Source records:
================================

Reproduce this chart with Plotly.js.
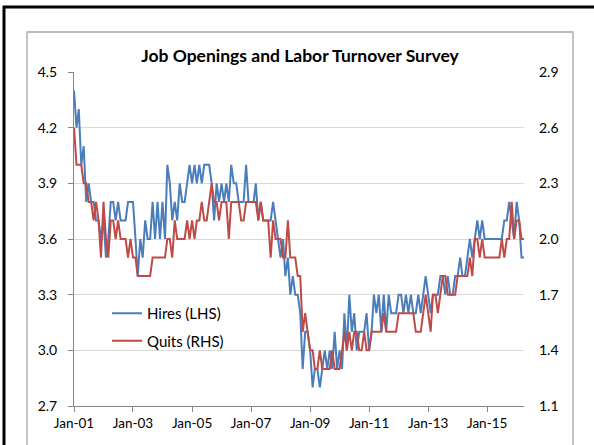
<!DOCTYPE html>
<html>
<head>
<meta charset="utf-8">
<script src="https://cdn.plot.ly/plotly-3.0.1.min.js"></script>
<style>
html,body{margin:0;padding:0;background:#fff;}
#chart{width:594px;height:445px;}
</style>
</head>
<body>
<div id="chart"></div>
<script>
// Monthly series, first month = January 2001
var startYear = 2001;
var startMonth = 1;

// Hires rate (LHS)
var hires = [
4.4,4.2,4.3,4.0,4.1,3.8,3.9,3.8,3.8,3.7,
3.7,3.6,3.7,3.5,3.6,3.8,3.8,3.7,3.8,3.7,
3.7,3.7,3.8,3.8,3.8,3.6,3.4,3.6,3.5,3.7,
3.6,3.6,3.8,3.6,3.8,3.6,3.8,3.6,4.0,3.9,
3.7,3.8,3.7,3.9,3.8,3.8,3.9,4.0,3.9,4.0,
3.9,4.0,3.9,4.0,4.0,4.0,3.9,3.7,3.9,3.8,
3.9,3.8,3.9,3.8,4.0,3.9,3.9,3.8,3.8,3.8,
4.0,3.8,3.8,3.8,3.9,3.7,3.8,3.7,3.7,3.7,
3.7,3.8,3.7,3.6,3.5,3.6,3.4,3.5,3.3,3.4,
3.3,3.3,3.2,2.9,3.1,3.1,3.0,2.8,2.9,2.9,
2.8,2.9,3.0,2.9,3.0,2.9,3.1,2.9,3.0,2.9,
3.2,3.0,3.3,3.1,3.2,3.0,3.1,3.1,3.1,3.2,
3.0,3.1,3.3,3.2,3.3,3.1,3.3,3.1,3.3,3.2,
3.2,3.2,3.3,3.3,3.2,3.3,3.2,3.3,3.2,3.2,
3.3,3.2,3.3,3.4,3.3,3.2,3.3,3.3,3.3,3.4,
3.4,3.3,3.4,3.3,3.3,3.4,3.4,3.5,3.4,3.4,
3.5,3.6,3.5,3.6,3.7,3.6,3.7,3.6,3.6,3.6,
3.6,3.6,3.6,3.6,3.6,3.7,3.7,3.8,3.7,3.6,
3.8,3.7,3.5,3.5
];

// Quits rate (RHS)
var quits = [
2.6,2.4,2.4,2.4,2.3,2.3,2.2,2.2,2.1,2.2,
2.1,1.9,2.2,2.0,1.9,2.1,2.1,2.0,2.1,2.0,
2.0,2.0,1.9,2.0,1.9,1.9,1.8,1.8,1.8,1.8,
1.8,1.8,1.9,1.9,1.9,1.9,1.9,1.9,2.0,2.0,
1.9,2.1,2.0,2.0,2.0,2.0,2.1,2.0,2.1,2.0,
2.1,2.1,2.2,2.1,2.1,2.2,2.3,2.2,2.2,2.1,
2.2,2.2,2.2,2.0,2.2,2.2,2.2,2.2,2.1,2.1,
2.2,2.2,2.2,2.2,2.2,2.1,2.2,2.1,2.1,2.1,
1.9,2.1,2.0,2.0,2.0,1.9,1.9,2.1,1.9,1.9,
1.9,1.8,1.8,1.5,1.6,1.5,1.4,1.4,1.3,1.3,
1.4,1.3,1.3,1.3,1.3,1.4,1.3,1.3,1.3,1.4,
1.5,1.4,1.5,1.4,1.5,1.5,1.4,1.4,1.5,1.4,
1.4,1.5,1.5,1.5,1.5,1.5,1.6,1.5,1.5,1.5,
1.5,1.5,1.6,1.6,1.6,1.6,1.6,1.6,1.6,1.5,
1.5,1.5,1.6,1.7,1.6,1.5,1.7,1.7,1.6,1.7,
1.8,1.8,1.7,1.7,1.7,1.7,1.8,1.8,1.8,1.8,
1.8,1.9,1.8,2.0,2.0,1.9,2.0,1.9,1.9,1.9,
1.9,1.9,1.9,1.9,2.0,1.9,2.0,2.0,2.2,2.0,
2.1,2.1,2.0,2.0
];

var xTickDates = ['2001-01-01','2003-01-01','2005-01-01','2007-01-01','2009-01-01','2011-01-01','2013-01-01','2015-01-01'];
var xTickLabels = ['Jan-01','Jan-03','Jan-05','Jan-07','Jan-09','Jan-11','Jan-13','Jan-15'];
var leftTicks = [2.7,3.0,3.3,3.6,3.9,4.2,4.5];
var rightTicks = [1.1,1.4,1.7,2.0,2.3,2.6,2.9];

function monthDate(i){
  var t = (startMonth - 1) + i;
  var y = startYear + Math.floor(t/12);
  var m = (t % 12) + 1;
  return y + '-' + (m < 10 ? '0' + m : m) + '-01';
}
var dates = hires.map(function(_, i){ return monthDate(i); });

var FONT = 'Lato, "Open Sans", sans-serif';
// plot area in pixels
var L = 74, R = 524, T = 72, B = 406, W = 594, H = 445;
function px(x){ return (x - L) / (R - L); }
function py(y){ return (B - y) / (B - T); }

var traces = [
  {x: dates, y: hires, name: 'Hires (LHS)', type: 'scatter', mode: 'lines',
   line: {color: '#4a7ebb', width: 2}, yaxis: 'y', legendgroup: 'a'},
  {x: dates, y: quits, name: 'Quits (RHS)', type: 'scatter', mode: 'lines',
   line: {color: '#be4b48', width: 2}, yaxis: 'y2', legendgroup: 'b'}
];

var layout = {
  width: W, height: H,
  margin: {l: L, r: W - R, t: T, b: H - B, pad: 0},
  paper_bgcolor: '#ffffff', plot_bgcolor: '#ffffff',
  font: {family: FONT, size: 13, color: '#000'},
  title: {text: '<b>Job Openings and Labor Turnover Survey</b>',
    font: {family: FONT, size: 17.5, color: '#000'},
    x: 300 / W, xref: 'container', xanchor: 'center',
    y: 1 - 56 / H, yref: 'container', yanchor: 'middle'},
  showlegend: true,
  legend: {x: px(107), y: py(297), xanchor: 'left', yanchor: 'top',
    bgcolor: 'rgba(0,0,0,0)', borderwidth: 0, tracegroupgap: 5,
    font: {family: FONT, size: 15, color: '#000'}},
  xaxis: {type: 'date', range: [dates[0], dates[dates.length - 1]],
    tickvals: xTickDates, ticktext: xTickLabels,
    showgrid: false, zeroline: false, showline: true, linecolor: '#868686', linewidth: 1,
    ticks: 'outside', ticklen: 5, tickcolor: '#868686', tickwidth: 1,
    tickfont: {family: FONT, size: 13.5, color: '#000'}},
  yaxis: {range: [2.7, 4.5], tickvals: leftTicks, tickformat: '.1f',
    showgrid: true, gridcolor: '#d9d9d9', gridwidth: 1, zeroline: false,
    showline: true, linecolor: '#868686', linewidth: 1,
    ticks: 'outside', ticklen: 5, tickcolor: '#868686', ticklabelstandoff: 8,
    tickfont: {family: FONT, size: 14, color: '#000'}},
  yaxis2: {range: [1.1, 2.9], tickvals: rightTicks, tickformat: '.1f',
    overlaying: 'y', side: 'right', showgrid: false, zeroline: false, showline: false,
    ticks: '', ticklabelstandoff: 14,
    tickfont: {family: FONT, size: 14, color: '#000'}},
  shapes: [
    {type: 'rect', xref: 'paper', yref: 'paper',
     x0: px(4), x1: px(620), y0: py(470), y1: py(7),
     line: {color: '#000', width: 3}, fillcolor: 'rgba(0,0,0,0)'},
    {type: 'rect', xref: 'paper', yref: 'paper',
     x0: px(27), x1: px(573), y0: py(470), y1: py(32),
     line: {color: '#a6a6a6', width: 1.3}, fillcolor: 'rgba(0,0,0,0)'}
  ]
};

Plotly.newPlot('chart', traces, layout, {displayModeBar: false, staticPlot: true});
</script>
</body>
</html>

================================

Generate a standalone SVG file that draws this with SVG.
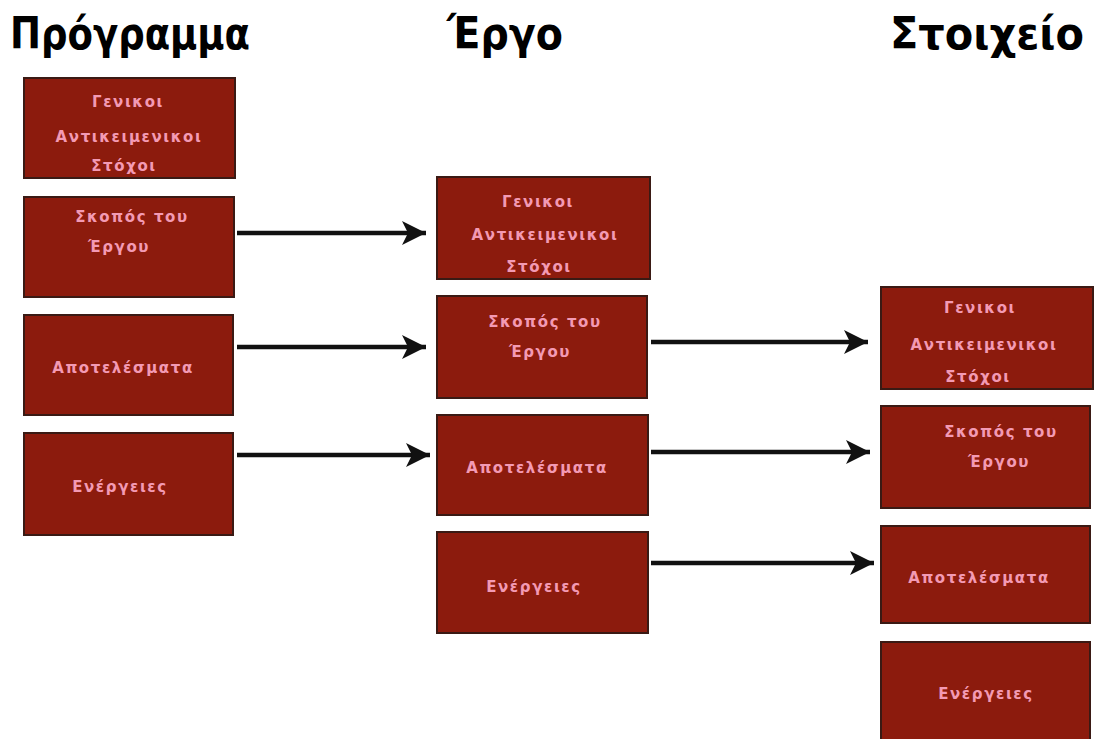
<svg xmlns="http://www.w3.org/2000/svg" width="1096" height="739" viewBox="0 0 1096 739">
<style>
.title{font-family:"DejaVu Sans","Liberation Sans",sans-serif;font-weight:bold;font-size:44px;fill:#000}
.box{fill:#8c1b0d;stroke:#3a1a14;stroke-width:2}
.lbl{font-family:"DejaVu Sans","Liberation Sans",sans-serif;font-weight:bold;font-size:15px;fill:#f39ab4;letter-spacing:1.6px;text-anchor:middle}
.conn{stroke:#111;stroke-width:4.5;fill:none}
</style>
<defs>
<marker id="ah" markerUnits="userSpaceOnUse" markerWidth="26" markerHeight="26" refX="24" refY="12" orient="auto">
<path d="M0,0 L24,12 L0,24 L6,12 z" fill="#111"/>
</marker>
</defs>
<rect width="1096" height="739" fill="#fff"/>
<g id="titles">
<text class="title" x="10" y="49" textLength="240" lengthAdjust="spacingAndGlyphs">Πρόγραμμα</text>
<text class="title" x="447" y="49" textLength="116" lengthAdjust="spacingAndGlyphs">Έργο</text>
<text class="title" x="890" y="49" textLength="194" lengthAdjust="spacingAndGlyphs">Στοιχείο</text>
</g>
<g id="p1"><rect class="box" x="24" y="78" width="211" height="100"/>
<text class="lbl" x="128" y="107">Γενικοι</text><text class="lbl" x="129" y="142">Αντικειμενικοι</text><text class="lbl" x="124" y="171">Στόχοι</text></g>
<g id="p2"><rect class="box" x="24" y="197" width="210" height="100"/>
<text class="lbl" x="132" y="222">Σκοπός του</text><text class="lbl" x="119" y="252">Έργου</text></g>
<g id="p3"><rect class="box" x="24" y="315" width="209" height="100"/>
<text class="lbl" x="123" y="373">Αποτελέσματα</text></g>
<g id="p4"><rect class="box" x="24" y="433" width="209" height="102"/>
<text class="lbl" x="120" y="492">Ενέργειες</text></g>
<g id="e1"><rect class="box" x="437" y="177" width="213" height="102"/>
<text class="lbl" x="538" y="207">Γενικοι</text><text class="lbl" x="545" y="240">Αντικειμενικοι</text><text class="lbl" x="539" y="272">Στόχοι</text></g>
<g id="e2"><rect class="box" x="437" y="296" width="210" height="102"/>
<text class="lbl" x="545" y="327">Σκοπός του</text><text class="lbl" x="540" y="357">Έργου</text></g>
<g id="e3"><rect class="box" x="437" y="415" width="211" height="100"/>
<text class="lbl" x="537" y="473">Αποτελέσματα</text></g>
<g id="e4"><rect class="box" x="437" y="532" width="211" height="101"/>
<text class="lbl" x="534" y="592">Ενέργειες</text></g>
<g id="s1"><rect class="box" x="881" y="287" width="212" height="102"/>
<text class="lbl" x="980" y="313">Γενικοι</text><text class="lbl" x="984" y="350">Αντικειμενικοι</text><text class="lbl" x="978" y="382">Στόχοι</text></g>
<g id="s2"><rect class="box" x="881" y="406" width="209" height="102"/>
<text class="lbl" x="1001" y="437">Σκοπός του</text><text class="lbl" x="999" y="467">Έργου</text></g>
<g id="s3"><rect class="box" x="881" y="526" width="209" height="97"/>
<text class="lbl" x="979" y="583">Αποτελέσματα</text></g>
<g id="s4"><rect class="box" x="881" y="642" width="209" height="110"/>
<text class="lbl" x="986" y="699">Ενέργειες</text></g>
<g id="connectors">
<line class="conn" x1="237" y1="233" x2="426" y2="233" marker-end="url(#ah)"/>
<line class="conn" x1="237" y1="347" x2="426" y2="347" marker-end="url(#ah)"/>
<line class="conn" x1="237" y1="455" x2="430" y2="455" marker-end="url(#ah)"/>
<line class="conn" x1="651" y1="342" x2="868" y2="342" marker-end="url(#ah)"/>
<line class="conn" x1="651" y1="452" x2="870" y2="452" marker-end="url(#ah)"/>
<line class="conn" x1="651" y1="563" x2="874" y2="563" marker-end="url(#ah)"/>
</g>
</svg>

================================

* [Exercise directions] Do not copy any pictures. Retype exactly the stretch from the line with "Reproduce this chart with Plotly.js." through the line with "var startMonth = 1;".

* [Complete answer]
Reproduce this chart with Plotly.js.
<!DOCTYPE html>
<html>
<head>
<meta charset="utf-8">
<script src="https://cdn.plot.ly/plotly-3.0.1.min.js"></script>
<style>
html,body{margin:0;padding:0;background:#fff;}
#chart{width:594px;height:445px;}
</style>
</head>
<body>
<div id="chart"></div>
<script>
// Monthly series, first month = January 2001
var startYear = 2001;
var startMonth = 1;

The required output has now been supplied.